> _PROBLEM_: Omit every picture and return the rest of the data unaltered.

> _DATA PROVIDED_:

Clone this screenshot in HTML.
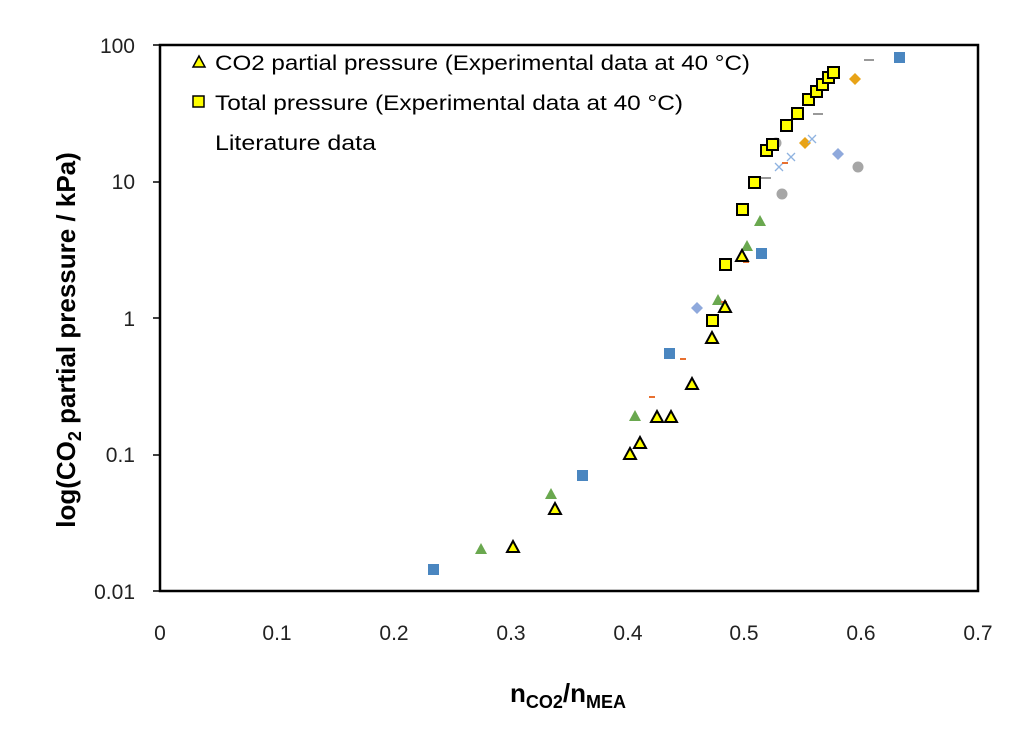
<!DOCTYPE html>
<html><head><meta charset="utf-8"><style>
body{margin:0;background:#fff;}
svg{display:block;font-family:"Liberation Sans","DejaVu Sans",sans-serif;}
</style></head><body>
<svg width="1023" height="743" viewBox="0 0 1023 743">
<rect x="160" y="45" width="818" height="546" fill="#fff" stroke="#000" stroke-width="2.5"/>
<g stroke="#000" stroke-width="1.5"><path d="M153,45h7M153,182h7M153,318h7M153,455h7M153,591h7"/></g>
<g font-size="21" fill="#222" text-anchor="end">
<text x="135" y="53">100</text><text x="135" y="189">10</text><text x="135" y="326">1</text><text x="135" y="462">0.1</text><text x="135" y="599">0.01</text>
</g>
<g font-size="21" fill="#222" text-anchor="middle">
<text x="160" y="640">0</text><text x="277" y="640">0.1</text><text x="394" y="640">0.2</text><text x="511" y="640">0.3</text><text x="628" y="640">0.4</text><text x="744" y="640">0.5</text><text x="861" y="640">0.6</text><text x="978" y="640">0.7</text>
</g>
<text x="568" y="702" font-size="26" font-weight="bold" text-anchor="middle">n<tspan font-size="18" dy="6">CO2</tspan><tspan dy="-6">/n</tspan><tspan font-size="18" dy="6">MEA</tspan></text>
<text transform="translate(75,340) rotate(-90)" font-size="26" font-weight="bold" text-anchor="middle">log(CO<tspan font-size="18" dy="6">2</tspan><tspan dy="-6"> partial pressure / kPa)</tspan></text>
<!-- legend -->
<polygon points="199,56 205,67 193,67" fill="#ff0" stroke="#000" stroke-width="1.5"/>
<text x="215" y="70" font-size="21" textLength="535" lengthAdjust="spacingAndGlyphs">CO2 partial pressure (Experimental data at 40 °C)</text>
<rect x="193" y="96" width="11" height="11" fill="#ff0" stroke="#000" stroke-width="1.5"/>
<text x="215" y="110" font-size="21" textLength="468" lengthAdjust="spacingAndGlyphs">Total pressure (Experimental data at 40 °C)</text>
<text x="215" y="150" font-size="21" textLength="161" lengthAdjust="spacingAndGlyphs">Literature data</text>
<!-- literature -->
<g fill="#4a86c0"><rect x="428" y="564" width="11" height="11"/><rect x="577" y="470" width="11" height="11"/><rect x="664" y="348" width="11" height="11"/><rect x="756" y="248" width="11" height="11"/><rect x="894" y="52" width="11" height="11"/></g>
<g fill="#6aa84f"><polygon points="718,294 724,305 712,305"/><polygon points="635,410 641,421 629,421"/><polygon points="747,240 753,251 741,251"/><polygon points="760,215 766,226 754,226"/><polygon points="551,488 557,499 545,499"/><polygon points="481,543 487,554 475,554"/></g>
<g fill="#8fa9dc"><polygon points="697,302 703,308 697,314 691,308"/><polygon points="838,148 844,154 838,160 832,154"/></g>
<g fill="#e8a317"><polygon points="805,137 811,143 805,149 799,143"/><polygon points="855,73 861,79 855,85 849,79"/></g>
<g fill="#a6a6a6"><circle cx="776" cy="143" r="5.5"/><circle cx="782" cy="194" r="5.5"/><circle cx="858" cy="167" r="5.5"/></g>
<g stroke="#8fb3e0" stroke-width="1.3"><path d="M775,163l8,8M783,163l-8,8M787,153l8,8M795,153l-8,8M808,135l8,8M816,135l-8,8"/></g>
<g stroke="#999" stroke-width="2"><path d="M761,178h10M813,114h10M864,60h10"/></g>
<g stroke="#e87030" stroke-width="2"><path d="M680,359h6M649,397h6M782,163h6M743,262h6M721,302h6"/></g>
<!-- experimental -->
<g fill="#ff0" stroke="#000" stroke-width="2">
<polygon points="725,301 731,312 719,312"/><polygon points="712,332 718,343 706,343"/><polygon points="692,378 698,389 686,389"/><polygon points="657,411 663,422 651,422"/><polygon points="671,411 677,422 665,422"/><polygon points="640,437 646,448 634,448"/><polygon points="630,448 636,459 624,459"/><polygon points="742,250 748,261 736,261"/><polygon points="555,503 561,514 549,514"/><polygon points="513,541 519,552 507,552"/>
</g>
<g fill="#ff0" stroke="#000" stroke-width="2">
<rect x="707" y="315" width="11" height="11"/><rect x="720" y="259" width="11" height="11"/><rect x="737" y="204" width="11" height="11"/><rect x="749" y="177" width="11" height="11"/><rect x="761" y="145" width="11" height="11"/><rect x="767" y="139" width="11" height="11"/><rect x="781" y="120" width="11" height="11"/><rect x="792" y="108" width="11" height="11"/><rect x="803" y="94" width="11" height="11"/><rect x="811" y="86" width="11" height="11"/><rect x="817" y="79" width="11" height="11"/><rect x="823" y="72" width="11" height="11"/><rect x="828" y="67" width="11" height="11"/>
</g>
</svg>
</body></html>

> _IN RESPONSE_:
Clone this screenshot in HTML.
<!DOCTYPE html>
<html><head><meta charset="utf-8"><style>
body{margin:0;background:#fff;}
svg{display:block;font-family:"Liberation Sans","DejaVu Sans",sans-serif;}
</style></head><body>
<svg width="1023" height="743" viewBox="0 0 1023 743">
<rect x="160" y="45" width="818" height="546" fill="#fff" stroke="#000" stroke-width="2.5"/>
<g stroke="#000" stroke-width="1.5"><path d="M153,45h7M153,182h7M153,318h7M153,455h7M153,591h7"/></g>
<g font-size="21" fill="#222" text-anchor="end">
<text x="135" y="53">100</text><text x="135" y="189">10</text><text x="135" y="326">1</text><text x="135" y="462">0.1</text><text x="135" y="599">0.01</text>
</g>
<g font-size="21" fill="#222" text-anchor="middle">
<text x="160" y="640">0</text><text x="277" y="640">0.1</text><text x="394" y="640">0.2</text><text x="511" y="640">0.3</text><text x="628" y="640">0.4</text><text x="744" y="640">0.5</text><text x="861" y="640">0.6</text><text x="978" y="640">0.7</text>
</g>
<text x="568" y="702" font-size="26" font-weight="bold" text-anchor="middle">n<tspan font-size="18" dy="6">CO2</tspan><tspan dy="-6">/n</tspan><tspan font-size="18" dy="6">MEA</tspan></text>
<text transform="translate(75,340) rotate(-90)" font-size="26" font-weight="bold" text-anchor="middle">log(CO<tspan font-size="18" dy="6">2</tspan><tspan dy="-6"> partial pressure / kPa)</tspan></text>
<!-- legend -->
<polygon points="199,56 205,67 193,67" fill="#ff0" stroke="#000" stroke-width="1.5"/>
<text x="215" y="70" font-size="21" textLength="535" lengthAdjust="spacingAndGlyphs">CO2 partial pressure (Experimental data at 40 °C)</text>
<rect x="193" y="96" width="11" height="11" fill="#ff0" stroke="#000" stroke-width="1.5"/>
<text x="215" y="110" font-size="21" textLength="468" lengthAdjust="spacingAndGlyphs">Total pressure (Experimental data at 40 °C)</text>
<text x="215" y="150" font-size="21" textLength="161" lengthAdjust="spacingAndGlyphs">Literature data</text>
<!-- literature -->
<g fill="#4a86c0"><rect x="428" y="564" width="11" height="11"/><rect x="577" y="470" width="11" height="11"/><rect x="664" y="348" width="11" height="11"/><rect x="756" y="248" width="11" height="11"/><rect x="894" y="52" width="11" height="11"/></g>
<g fill="#6aa84f"><polygon points="718,294 724,305 712,305"/><polygon points="635,410 641,421 629,421"/><polygon points="747,240 753,251 741,251"/><polygon points="760,215 766,226 754,226"/><polygon points="551,488 557,499 545,499"/><polygon points="481,543 487,554 475,554"/></g>
<g fill="#8fa9dc"><polygon points="697,302 703,308 697,314 691,308"/><polygon points="838,148 844,154 838,160 832,154"/></g>
<g fill="#e8a317"><polygon points="805,137 811,143 805,149 799,143"/><polygon points="855,73 861,79 855,85 849,79"/></g>
<g fill="#a6a6a6"><circle cx="776" cy="143" r="5.5"/><circle cx="782" cy="194" r="5.5"/><circle cx="858" cy="167" r="5.5"/></g>
<g stroke="#8fb3e0" stroke-width="1.3"><path d="M775,163l8,8M783,163l-8,8M787,153l8,8M795,153l-8,8M808,135l8,8M816,135l-8,8"/></g>
<g stroke="#999" stroke-width="2"><path d="M761,178h10M813,114h10M864,60h10"/></g>
<g stroke="#e87030" stroke-width="2"><path d="M680,359h6M649,397h6M782,163h6M743,262h6M721,302h6"/></g>
<!-- experimental -->
<g fill="#ff0" stroke="#000" stroke-width="2">
<polygon points="725,301 731,312 719,312"/><polygon points="712,332 718,343 706,343"/><polygon points="692,378 698,389 686,389"/><polygon points="657,411 663,422 651,422"/><polygon points="671,411 677,422 665,422"/><polygon points="640,437 646,448 634,448"/><polygon points="630,448 636,459 624,459"/><polygon points="742,250 748,261 736,261"/><polygon points="555,503 561,514 549,514"/><polygon points="513,541 519,552 507,552"/>
</g>
<g fill="#ff0" stroke="#000" stroke-width="2">
<rect x="707" y="315" width="11" height="11"/><rect x="720" y="259" width="11" height="11"/><rect x="737" y="204" width="11" height="11"/><rect x="749" y="177" width="11" height="11"/><rect x="761" y="145" width="11" height="11"/><rect x="767" y="139" width="11" height="11"/><rect x="781" y="120" width="11" height="11"/><rect x="792" y="108" width="11" height="11"/><rect x="803" y="94" width="11" height="11"/><rect x="811" y="86" width="11" height="11"/><rect x="817" y="79" width="11" height="11"/><rect x="823" y="72" width="11" height="11"/><rect x="828" y="67" width="11" height="11"/>
</g>
</svg>
</body></html>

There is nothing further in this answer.